▶ [EXERCISE OBJECTIVE]
Copy out the listing that follows, exactly, without its pictures.

▶ [MATERIAL PROVIDED]

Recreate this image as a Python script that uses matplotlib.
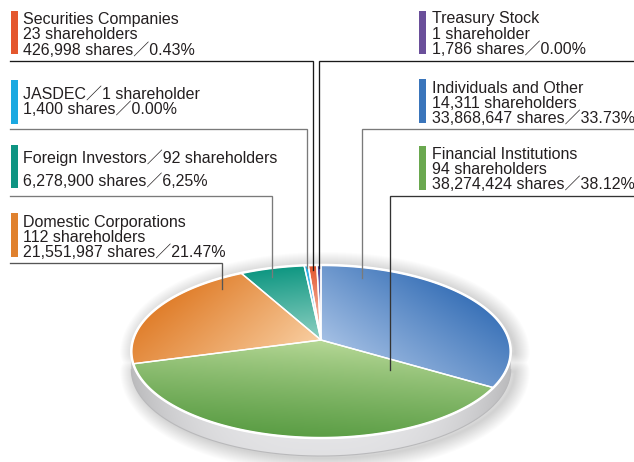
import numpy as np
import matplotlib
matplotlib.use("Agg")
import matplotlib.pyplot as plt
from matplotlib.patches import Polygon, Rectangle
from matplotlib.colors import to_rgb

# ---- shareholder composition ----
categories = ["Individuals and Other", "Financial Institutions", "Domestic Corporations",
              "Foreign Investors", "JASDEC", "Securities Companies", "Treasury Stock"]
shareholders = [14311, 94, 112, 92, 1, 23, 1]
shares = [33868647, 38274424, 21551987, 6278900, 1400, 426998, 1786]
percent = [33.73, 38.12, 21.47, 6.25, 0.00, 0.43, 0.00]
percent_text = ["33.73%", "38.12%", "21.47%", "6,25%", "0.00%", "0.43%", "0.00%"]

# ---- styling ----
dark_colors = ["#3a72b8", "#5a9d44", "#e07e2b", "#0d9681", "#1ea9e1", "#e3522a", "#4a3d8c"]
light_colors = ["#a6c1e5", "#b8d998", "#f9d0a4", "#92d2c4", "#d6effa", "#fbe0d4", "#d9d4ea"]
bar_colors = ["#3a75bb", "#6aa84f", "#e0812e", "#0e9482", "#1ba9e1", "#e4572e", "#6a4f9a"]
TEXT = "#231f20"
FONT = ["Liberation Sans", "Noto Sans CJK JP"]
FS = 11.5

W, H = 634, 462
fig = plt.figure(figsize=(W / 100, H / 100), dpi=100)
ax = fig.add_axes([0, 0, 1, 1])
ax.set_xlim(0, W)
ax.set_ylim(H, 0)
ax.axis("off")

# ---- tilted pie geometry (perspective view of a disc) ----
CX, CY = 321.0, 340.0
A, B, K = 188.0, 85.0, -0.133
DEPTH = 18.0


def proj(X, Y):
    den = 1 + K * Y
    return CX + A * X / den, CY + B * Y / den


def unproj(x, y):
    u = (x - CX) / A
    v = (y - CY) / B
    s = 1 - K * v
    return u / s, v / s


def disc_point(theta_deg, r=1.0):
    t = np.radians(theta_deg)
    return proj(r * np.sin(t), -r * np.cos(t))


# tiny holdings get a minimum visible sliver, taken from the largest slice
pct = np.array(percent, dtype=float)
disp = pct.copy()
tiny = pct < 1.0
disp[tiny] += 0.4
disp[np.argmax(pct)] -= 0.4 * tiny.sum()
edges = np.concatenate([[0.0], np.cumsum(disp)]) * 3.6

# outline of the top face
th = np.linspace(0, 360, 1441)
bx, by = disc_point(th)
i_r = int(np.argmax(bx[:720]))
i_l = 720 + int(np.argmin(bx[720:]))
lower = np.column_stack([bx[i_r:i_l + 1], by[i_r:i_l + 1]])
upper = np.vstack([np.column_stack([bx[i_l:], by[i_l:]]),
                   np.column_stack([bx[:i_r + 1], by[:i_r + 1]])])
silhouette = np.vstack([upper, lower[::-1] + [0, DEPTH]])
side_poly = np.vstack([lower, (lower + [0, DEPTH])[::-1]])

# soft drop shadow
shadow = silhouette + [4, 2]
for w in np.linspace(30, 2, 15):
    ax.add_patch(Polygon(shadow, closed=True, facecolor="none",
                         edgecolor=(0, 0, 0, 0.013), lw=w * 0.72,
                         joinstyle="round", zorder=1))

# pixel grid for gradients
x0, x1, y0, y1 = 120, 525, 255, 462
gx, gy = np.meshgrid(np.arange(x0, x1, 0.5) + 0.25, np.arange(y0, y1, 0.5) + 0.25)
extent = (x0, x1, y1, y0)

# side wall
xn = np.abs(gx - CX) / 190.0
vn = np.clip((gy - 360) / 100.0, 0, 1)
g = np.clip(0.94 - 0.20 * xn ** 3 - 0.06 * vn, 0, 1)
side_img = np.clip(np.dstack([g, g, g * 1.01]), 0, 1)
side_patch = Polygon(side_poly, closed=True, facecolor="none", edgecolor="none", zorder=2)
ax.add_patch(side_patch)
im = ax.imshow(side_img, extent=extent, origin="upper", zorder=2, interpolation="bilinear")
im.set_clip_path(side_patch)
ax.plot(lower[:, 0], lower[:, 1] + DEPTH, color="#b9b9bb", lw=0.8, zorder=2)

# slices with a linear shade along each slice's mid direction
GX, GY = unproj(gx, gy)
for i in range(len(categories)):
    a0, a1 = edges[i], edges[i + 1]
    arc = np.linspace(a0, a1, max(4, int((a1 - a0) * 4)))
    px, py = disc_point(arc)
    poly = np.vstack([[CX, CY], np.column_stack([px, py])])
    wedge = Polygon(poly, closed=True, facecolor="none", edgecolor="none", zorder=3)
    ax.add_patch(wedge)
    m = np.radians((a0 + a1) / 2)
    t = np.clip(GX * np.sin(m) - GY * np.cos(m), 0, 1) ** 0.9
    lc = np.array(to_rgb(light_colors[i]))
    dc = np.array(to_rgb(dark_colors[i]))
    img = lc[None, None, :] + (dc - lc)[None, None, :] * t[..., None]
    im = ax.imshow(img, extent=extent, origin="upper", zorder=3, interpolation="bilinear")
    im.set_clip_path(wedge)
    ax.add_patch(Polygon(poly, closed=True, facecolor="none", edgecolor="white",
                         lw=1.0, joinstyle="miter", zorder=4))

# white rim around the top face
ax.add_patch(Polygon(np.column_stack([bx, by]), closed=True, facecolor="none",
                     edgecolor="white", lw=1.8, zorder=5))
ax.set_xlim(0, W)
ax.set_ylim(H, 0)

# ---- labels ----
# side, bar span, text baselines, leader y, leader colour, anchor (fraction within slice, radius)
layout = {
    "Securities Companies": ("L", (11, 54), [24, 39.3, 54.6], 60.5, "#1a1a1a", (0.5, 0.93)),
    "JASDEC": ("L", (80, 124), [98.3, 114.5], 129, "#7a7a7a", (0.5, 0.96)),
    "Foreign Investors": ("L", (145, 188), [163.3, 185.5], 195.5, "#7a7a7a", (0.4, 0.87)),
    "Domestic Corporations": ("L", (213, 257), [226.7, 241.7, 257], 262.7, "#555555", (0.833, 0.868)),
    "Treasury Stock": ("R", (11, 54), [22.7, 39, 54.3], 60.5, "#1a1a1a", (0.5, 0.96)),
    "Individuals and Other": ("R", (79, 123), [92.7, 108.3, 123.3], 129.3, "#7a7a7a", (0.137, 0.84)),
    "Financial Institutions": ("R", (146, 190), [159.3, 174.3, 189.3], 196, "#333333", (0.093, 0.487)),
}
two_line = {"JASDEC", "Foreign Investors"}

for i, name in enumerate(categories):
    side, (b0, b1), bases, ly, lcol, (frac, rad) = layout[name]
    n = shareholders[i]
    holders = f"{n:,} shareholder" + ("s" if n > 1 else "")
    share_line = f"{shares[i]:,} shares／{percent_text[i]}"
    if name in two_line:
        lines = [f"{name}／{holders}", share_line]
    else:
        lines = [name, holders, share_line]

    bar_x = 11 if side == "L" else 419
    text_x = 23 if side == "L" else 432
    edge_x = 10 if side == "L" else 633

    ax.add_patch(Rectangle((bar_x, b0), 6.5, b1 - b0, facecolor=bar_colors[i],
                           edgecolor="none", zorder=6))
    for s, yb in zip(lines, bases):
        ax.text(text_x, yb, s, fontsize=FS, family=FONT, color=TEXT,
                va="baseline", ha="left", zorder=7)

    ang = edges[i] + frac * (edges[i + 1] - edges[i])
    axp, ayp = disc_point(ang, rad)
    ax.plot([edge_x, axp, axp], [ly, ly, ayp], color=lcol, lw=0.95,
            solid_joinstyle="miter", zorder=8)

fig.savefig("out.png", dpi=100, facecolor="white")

▶ [TASK RESPONSE]
Recreate this image as a Python script that uses matplotlib.
import numpy as np
import matplotlib
matplotlib.use("Agg")
import matplotlib.pyplot as plt
from matplotlib.patches import Polygon, Rectangle
from matplotlib.colors import to_rgb

# ---- shareholder composition ----
categories = ["Individuals and Other", "Financial Institutions", "Domestic Corporations",
              "Foreign Investors", "JASDEC", "Securities Companies", "Treasury Stock"]
shareholders = [14311, 94, 112, 92, 1, 23, 1]
shares = [33868647, 38274424, 21551987, 6278900, 1400, 426998, 1786]
percent = [33.73, 38.12, 21.47, 6.25, 0.00, 0.43, 0.00]
percent_text = ["33.73%", "38.12%", "21.47%", "6,25%", "0.00%", "0.43%", "0.00%"]

# ---- styling ----
dark_colors = ["#3a72b8", "#5a9d44", "#e07e2b", "#0d9681", "#1ea9e1", "#e3522a", "#4a3d8c"]
light_colors = ["#a6c1e5", "#b8d998", "#f9d0a4", "#92d2c4", "#d6effa", "#fbe0d4", "#d9d4ea"]
bar_colors = ["#3a75bb", "#6aa84f", "#e0812e", "#0e9482", "#1ba9e1", "#e4572e", "#6a4f9a"]
TEXT = "#231f20"
FONT = ["Liberation Sans", "Noto Sans CJK JP"]
FS = 11.5

W, H = 634, 462
fig = plt.figure(figsize=(W / 100, H / 100), dpi=100)
ax = fig.add_axes([0, 0, 1, 1])
ax.set_xlim(0, W)
ax.set_ylim(H, 0)
ax.axis("off")

# ---- tilted pie geometry (perspective view of a disc) ----
CX, CY = 321.0, 340.0
A, B, K = 188.0, 85.0, -0.133
DEPTH = 18.0


def proj(X, Y):
    den = 1 + K * Y
    return CX + A * X / den, CY + B * Y / den


def unproj(x, y):
    u = (x - CX) / A
    v = (y - CY) / B
    s = 1 - K * v
    return u / s, v / s


def disc_point(theta_deg, r=1.0):
    t = np.radians(theta_deg)
    return proj(r * np.sin(t), -r * np.cos(t))


# tiny holdings get a minimum visible sliver, taken from the largest slice
pct = np.array(percent, dtype=float)
disp = pct.copy()
tiny = pct < 1.0
disp[tiny] += 0.4
disp[np.argmax(pct)] -= 0.4 * tiny.sum()
edges = np.concatenate([[0.0], np.cumsum(disp)]) * 3.6

# outline of the top face
th = np.linspace(0, 360, 1441)
bx, by = disc_point(th)
i_r = int(np.argmax(bx[:720]))
i_l = 720 + int(np.argmin(bx[720:]))
lower = np.column_stack([bx[i_r:i_l + 1], by[i_r:i_l + 1]])
upper = np.vstack([np.column_stack([bx[i_l:], by[i_l:]]),
                   np.column_stack([bx[:i_r + 1], by[:i_r + 1]])])
silhouette = np.vstack([upper, lower[::-1] + [0, DEPTH]])
side_poly = np.vstack([lower, (lower + [0, DEPTH])[::-1]])

# soft drop shadow
shadow = silhouette + [4, 2]
for w in np.linspace(30, 2, 15):
    ax.add_patch(Polygon(shadow, closed=True, facecolor="none",
                         edgecolor=(0, 0, 0, 0.013), lw=w * 0.72,
                         joinstyle="round", zorder=1))

# pixel grid for gradients
x0, x1, y0, y1 = 120, 525, 255, 462
gx, gy = np.meshgrid(np.arange(x0, x1, 0.5) + 0.25, np.arange(y0, y1, 0.5) + 0.25)
extent = (x0, x1, y1, y0)

# side wall
xn = np.abs(gx - CX) / 190.0
vn = np.clip((gy - 360) / 100.0, 0, 1)
g = np.clip(0.94 - 0.20 * xn ** 3 - 0.06 * vn, 0, 1)
side_img = np.clip(np.dstack([g, g, g * 1.01]), 0, 1)
side_patch = Polygon(side_poly, closed=True, facecolor="none", edgecolor="none", zorder=2)
ax.add_patch(side_patch)
im = ax.imshow(side_img, extent=extent, origin="upper", zorder=2, interpolation="bilinear")
im.set_clip_path(side_patch)
ax.plot(lower[:, 0], lower[:, 1] + DEPTH, color="#b9b9bb", lw=0.8, zorder=2)

# slices with a linear shade along each slice's mid direction
GX, GY = unproj(gx, gy)
for i in range(len(categories)):
    a0, a1 = edges[i], edges[i + 1]
    arc = np.linspace(a0, a1, max(4, int((a1 - a0) * 4)))
    px, py = disc_point(arc)
    poly = np.vstack([[CX, CY], np.column_stack([px, py])])
    wedge = Polygon(poly, closed=True, facecolor="none", edgecolor="none", zorder=3)
    ax.add_patch(wedge)
    m = np.radians((a0 + a1) / 2)
    t = np.clip(GX * np.sin(m) - GY * np.cos(m), 0, 1) ** 0.9
    lc = np.array(to_rgb(light_colors[i]))
    dc = np.array(to_rgb(dark_colors[i]))
    img = lc[None, None, :] + (dc - lc)[None, None, :] * t[..., None]
    im = ax.imshow(img, extent=extent, origin="upper", zorder=3, interpolation="bilinear")
    im.set_clip_path(wedge)
    ax.add_patch(Polygon(poly, closed=True, facecolor="none", edgecolor="white",
                         lw=1.0, joinstyle="miter", zorder=4))

# white rim around the top face
ax.add_patch(Polygon(np.column_stack([bx, by]), closed=True, facecolor="none",
                     edgecolor="white", lw=1.8, zorder=5))
ax.set_xlim(0, W)
ax.set_ylim(H, 0)

# ---- labels ----
# side, bar span, text baselines, leader y, leader colour, anchor (fraction within slice, radius)
layout = {
    "Securities Companies": ("L", (11, 54), [24, 39.3, 54.6], 60.5, "#1a1a1a", (0.5, 0.93)),
    "JASDEC": ("L", (80, 124), [98.3, 114.5], 129, "#7a7a7a", (0.5, 0.96)),
    "Foreign Investors": ("L", (145, 188), [163.3, 185.5], 195.5, "#7a7a7a", (0.4, 0.87)),
    "Domestic Corporations": ("L", (213, 257), [226.7, 241.7, 257], 262.7, "#555555", (0.833, 0.868)),
    "Treasury Stock": ("R", (11, 54), [22.7, 39, 54.3], 60.5, "#1a1a1a", (0.5, 0.96)),
    "Individuals and Other": ("R", (79, 123), [92.7, 108.3, 123.3], 129.3, "#7a7a7a", (0.137, 0.84)),
    "Financial Institutions": ("R", (146, 190), [159.3, 174.3, 189.3], 196, "#333333", (0.093, 0.487)),
}
two_line = {"JASDEC", "Foreign Investors"}

for i, name in enumerate(categories):
    side, (b0, b1), bases, ly, lcol, (frac, rad) = layout[name]
    n = shareholders[i]
    holders = f"{n:,} shareholder" + ("s" if n > 1 else "")
    share_line = f"{shares[i]:,} shares／{percent_text[i]}"
    if name in two_line:
        lines = [f"{name}／{holders}", share_line]
    else:
        lines = [name, holders, share_line]

    bar_x = 11 if side == "L" else 419
    text_x = 23 if side == "L" else 432
    edge_x = 10 if side == "L" else 633

    ax.add_patch(Rectangle((bar_x, b0), 6.5, b1 - b0, facecolor=bar_colors[i],
                           edgecolor="none", zorder=6))
    for s, yb in zip(lines, bases):
        ax.text(text_x, yb, s, fontsize=FS, family=FONT, color=TEXT,
                va="baseline", ha="left", zorder=7)

    ang = edges[i] + frac * (edges[i + 1] - edges[i])
    axp, ayp = disc_point(ang, rad)
    ax.plot([edge_x, axp, axp], [ly, ly, ayp], color=lcol, lw=0.95,
            solid_joinstyle="miter", zorder=8)

fig.savefig("out.png", dpi=100, facecolor="white")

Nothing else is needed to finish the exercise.